Kepala Bidang Keselamatan, Penjagaan, dan Patroli KSOP Kelas I Balikpapan Alex Allokendek mengatakan, aktivitas bongkar muat batubara di perairan Balikpapan dilakukan oleh satu perusahaan. “Itu sudah sesuai peraturan dan legal. Area ship-to-ship transfernya juga sudah ditentukan,” ujar Alex.

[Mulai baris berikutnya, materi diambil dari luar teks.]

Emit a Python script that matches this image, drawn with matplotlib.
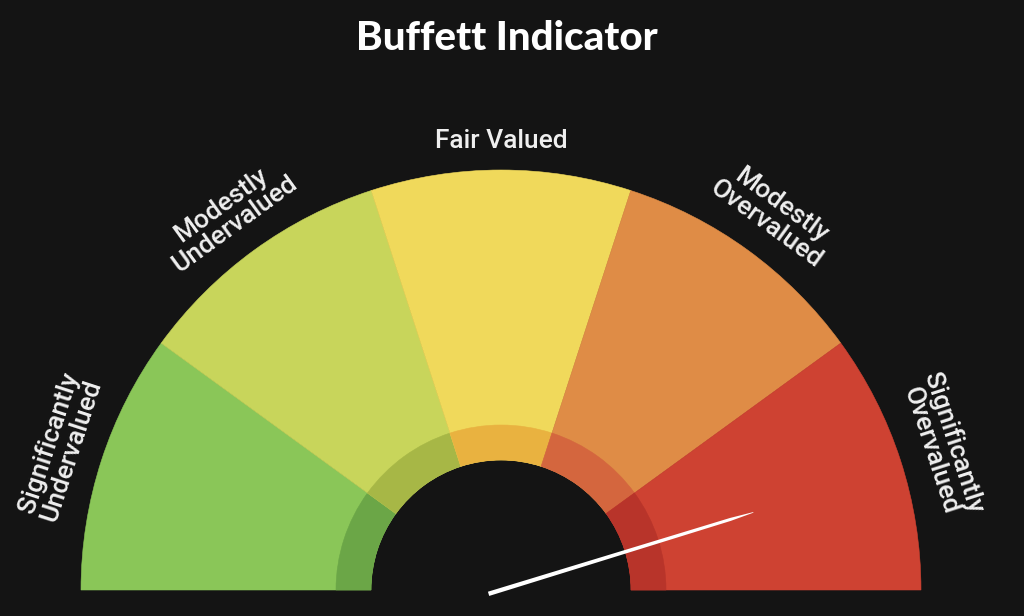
import numpy as np
import matplotlib
matplotlib.use("Agg")
import matplotlib.pyplot as plt
from matplotlib.patches import Wedge, Polygon

# Gauge zones, left (cheap) to right (expensive)
zones = ["Significantly\nUndervalued", "Modestly\nUndervalued", "Fair Valued",
         "Modestly\nOvervalued", "Significantly\nOvervalued"]
zone_colors = ["#8AC658", "#C8D55B", "#F0D95B", "#DF8C46", "#CE4232"]
zone_inner_colors = ["#6BA647", "#A7B746", "#E9B240", "#D4663E", "#B8342A"]
zone_bounds = [0, 20, 40, 60, 80, 100]   # gauge scale, 0..100
indicator_value = 90.5                    # needle position on the gauge scale

BG = "#141414"
W, H = 1024, 616

fig = plt.figure(figsize=(W / 100, H / 100), dpi=100, facecolor=BG)
ax = fig.add_axes([0, 0, 1, 1])
ax.set_xlim(0, W)
ax.set_ylim(0, H)
ax.set_facecolor(BG)
ax.axis("off")

cx, cy = 501, 26
r_out, r_in, r_band = 420, 130, 165


def to_angle(v):
    return 180.0 - 180.0 * v / 100.0


for i, label in enumerate(zones):
    a1 = to_angle(zone_bounds[i + 1])
    a2 = to_angle(zone_bounds[i])
    ax.add_patch(Wedge((cx, cy), r_out, a1, a2, width=r_out - r_in,
                       facecolor=zone_colors[i], edgecolor=zone_colors[i],
                       linewidth=0.4))
    ax.add_patch(Wedge((cx, cy), r_band, a1, a2, width=r_band - r_in,
                       facecolor=zone_inner_colors[i],
                       edgecolor=zone_inner_colors[i], linewidth=0.4))

    mid = 0.5 * (a1 + a2)
    rad = np.deg2rad(mid)
    two_line = "\n" in label
    r_lab = 464 if two_line else 449
    rot = mid - 90
    ax.text(cx + r_lab * np.cos(rad), cy + r_lab * np.sin(rad), label,
            rotation=rot, rotation_mode="anchor", ha="center", va="center",
            fontsize=19, fontweight="medium", family="Roboto", color="#EFEFEF",
            linespacing=1.0, multialignment="center")

# Needle: white pointer, slightly tapered toward the tip
ang = np.deg2rad(to_angle(indicator_value))
d = np.array([np.cos(ang), np.sin(ang)])
n = np.array([-d[1], d[0]])
c = np.array([cx, cy])
base = c - 13 * d
shoulder = c + 240 * d
tip = c + 264 * d
needle = Polygon([base + 2.2 * n, shoulder + 1.5 * n, tip + 0.3 * n,
                  tip - 0.3 * n, shoulder - 1.5 * n, base - 2.2 * n],
                 closed=True, facecolor="white", edgecolor="none")
ax.add_patch(needle)

ax.text(507, H - 38, "Buffett Indicator", ha="center", va="center",
        fontsize=29, fontweight="black", family="Lato", color="white")

fig.savefig("out.png", dpi=100, facecolor=BG)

KSOP Kelas I Balikpapan mencatat, aktivitas bongkar muat batubara dari kapal ke kapal milik perusahaan itu berada di zona A, sekitar 12 mil dari pantai. Luasannya 812,9 hektar dengan kedalaman laut lebih dari 30 meter. Alex mengatakan, frekuensi bongkar muat batubara antara 10-20 kali dalam sebulan di wilayah itu.
Di Balikpapan tidak ada aktvitas pertambangan batubara. Batubara di perairan Balikpapan itu berasal dari hasil tambang di berbagai kabupaten dan kota di Kalimantan Timur. Selain di laut lepas, aktivitas bongkar-muat batubara di Balikpapan terdapat di Balikpapan Coal Terminal di Teluk Balikpapan.
Khawatir
Saat ini, nelayan di Balikpapan sudah jarang mendapati bongkahan batubara di jaring mereka. Saka (50), nelayan di pantai Manggar, berharap batubara itu tidak tertimbun semakin banyak di area tangkapan nelayan.
“Dulu memang pernah dapat batubara di jaring, sekarang sudah jarang. Harapannya, supaya batubara yang tercecer tidak mengganggu kami. Kami menghadapi cuaca jelek saja sudah pusing, kalau batubara semakin menumpuk, takut jadi kendala juga,” kata Saka.
Pantauan Kompas di pantai di belakang Pasar Baru, lima bongkahan hitam masih ditemukan. Dinamisator Jaringan Advokasi Tambang Kaltim Pradarma Rupang mengatakan, jika dibiarkan terus menerus, batubara akan terus menumpuk dan dikhawatirkan mengalihkan ikan ke tempat lain yang lebih jauh.
“Kritik kami selama ini kepada pemerintah, ekonomi tambang lebih didahulukan ketimbang keselamatan rakyat. Wilayah tangkapan nelayan terancam. Seharusnya, wilayah bongkar muat barang jauh dari wilayah tangkapan nelayan,” ujar Rupang.